The current number of Hispanic high school graduates in the 16 states that constitute the Southern Regional Education Board is projected to more than double by 2022, outpacing national projections, according to a new report released by Denver-based Western Interstate Commission for Higher Education.

The report, Knocking at the College Door: Projections of High School Graduates by State and Race/Ethnicity 1992-2022, shows that many SREB states will see far greater proportions of Hispanic high school graduates and prospective students in colleges and career preparation schools in the coming years.

“This report shows the demographic challenges the region will face now and in the years to come,” said SREB President Dave Spence. “States need to focus more attention on helping all students achieve at high levels, graduate from high school and continue their learning in college and career preparation.”

SREB States

 Number of Hispanic Students Enrolled in Public Schools in 2008

Projections for Hispanics enrolled in Public Schools in 2022

Alabama

658

5,540

Arizona

1,506

8,786

Delaware

430

1,763

Florida

34,949

71,448

Georgia

3,942

24,566

Kentucky

785

6,953

Louisiana

534

935

Maryland

3,579

13,179

Mississippi

240

1,807

North Carolina

4,483

28,340

Oklahoma

2,457

7,710

South Carolina

1,019

9,204

Tennessee

1,356

13,407

Texas

99,741

164,269

Virginia

4,525

17,547

West Virginia

140

707

United States

465,480

780,268

The report projects that the number of Hispanic students enrolled in public primary and secondary schools will continue to rise in the 16 SREB states, from 2.2 million in 2001 to 3.8 million in 2011.

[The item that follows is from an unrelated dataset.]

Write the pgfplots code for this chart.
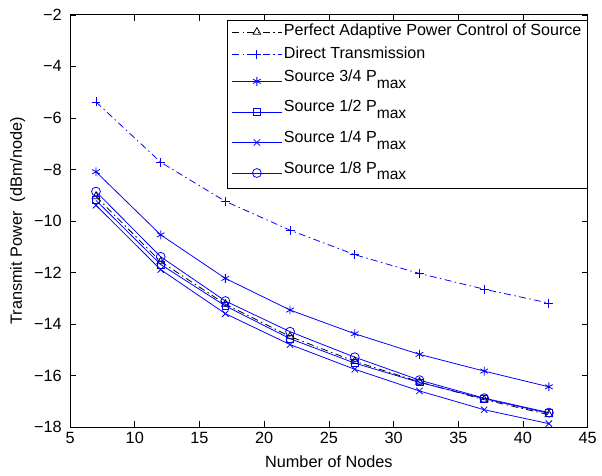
\documentclass[border={5pt 3pt 0pt 4pt}]{standalone}
\usepackage{fontspec}
\setmainfont{Liberation Sans}
\usepackage{pgfplots}
\pgfplotsset{compat=1.18}
\newcommand{\pmax}{P\raisebox{-7pt}{\fontsize{15.8}{18}\selectfont max}}
\begin{document}
\fontsize{16}{19}\selectfont
\begin{tikzpicture}
\begin{axis}[
  scale only axis,
  width=525pt, height=418pt,
  xmin=5, xmax=45, ymin=-18, ymax=-2,
  xtick={5,10,...,45},
  ytick={-18,-16,...,-2},
  yticklabels={−18,−16,−14,−12,−10,−8,−6,−4,−2},
  tick align=inside,
  major tick length=6pt,
  tick style={black, line width=0.6pt},
  axis line style={line width=0.8pt},
  xlabel={Number of Nodes},
  ylabel={Transmit Power\ \ (dBm/node)},
  label style={font=\fontsize{16.5}{19}\selectfont},
  ticklabel style={font=\fontsize{16.5}{19}\selectfont},
  yticklabel style={xshift=-3pt},
  /pgf/number format/assume math mode=true,
  xlabel style={yshift=-1pt},
  ylabel style={yshift=-2pt},
  legend style={at={(rel axis cs:1,0.988)}, anchor=north east, draw=black, line width=0.8pt,
    font=\fontsize{16.3}{19}\selectfont, cells={anchor=west}, inner ysep=2pt, inner xsep=4pt, row sep=3pt},
  legend image code/.code={\draw[mark repeat=2,mark phase=2,#1] plot coordinates {(0cm,0cm)(0.88cm,0cm)(1.76cm,0cm)};},
  every axis plot/.append style={line width=0.8pt, mark size=4.5pt},
]
\addplot[black, dash pattern=on 7pt off 3.5pt on 1.5pt off 3.5pt, mark=triangle, mark options={solid, black}] coordinates {
(7,-9.05) (12,-11.58) (17,-13.23) (22,-14.49) (27,-15.45) (32,-16.25) (37,-16.94) (42,-17.52)};
\addlegendentry[text height=12pt, text depth=4pt]{Perfect Adaptive Power Control of Source}
\addplot[blue, dash pattern=on 7pt off 3.5pt on 1.5pt off 3.5pt, mark=+, mark options={solid, blue}] coordinates {
(7,-5.38) (12,-7.72) (17,-9.24) (22,-10.36) (27,-11.31) (32,-12.04) (37,-12.65) (42,-13.19)};
\addlegendentry[text height=12pt, text depth=4pt]{Direct Transmission}
\addplot[blue, mark=asterisk] coordinates {
(7,-8.09) (12,-10.54) (17,-12.23) (22,-13.46) (27,-14.38) (32,-15.18) (37,-15.83) (42,-16.44)};
\addlegendentry[text height=12pt, text depth=12pt]{Source 3/4 \pmax}
\addplot[blue, mark=square, mark size=3.5pt] coordinates {
(7,-9.2) (12,-11.69) (17,-13.3) (22,-14.57) (27,-15.52) (32,-16.27) (37,-16.9) (42,-17.47)};
\addlegendentry[text height=12pt, text depth=12pt]{Source 1/2 \pmax}
\addplot[blue, mark=x] coordinates {
(7,-9.39) (12,-11.89) (17,-13.6) (22,-14.8) (27,-15.76) (32,-16.6) (37,-17.33) (42,-17.87)};
\addlegendentry[text height=12pt, text depth=12pt]{Source 1/4 \pmax}
\addplot[blue, mark=o] coordinates {
(7,-8.86) (12,-11.39) (17,-13.11) (22,-14.30) (27,-15.29) (32,-16.18) (37,-16.88) (42,-17.44)};
\addlegendentry[text height=12pt, text depth=12pt]{Source 1/8 \pmax}
\end{axis}
\end{tikzpicture}
\end{document}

According to the report, three SREB states will see “explosive growth” of greater than 20 percent in the overall number of high school graduates through 2022: Florida, Georgia and Texas. Two SREB states will see “rapid expansion” in the number of high school graduates: Arkansas and North Carolina.

High school enrollment of Hispanic students in the SREB area will more than triple, from 596,000 during the 2001 school year to more than 1.7 million by 2019. In most SREB states, the number of White students and Black students will drop substantially.

Many SREB states have seen major increases in the college enrollment of students in all racial/ethnic minority groups, especially Black and Hispanic students. States need to help more students from these traditionally undereducated groups finish college to continue the region’s progress in raising education levels, SREB officials say.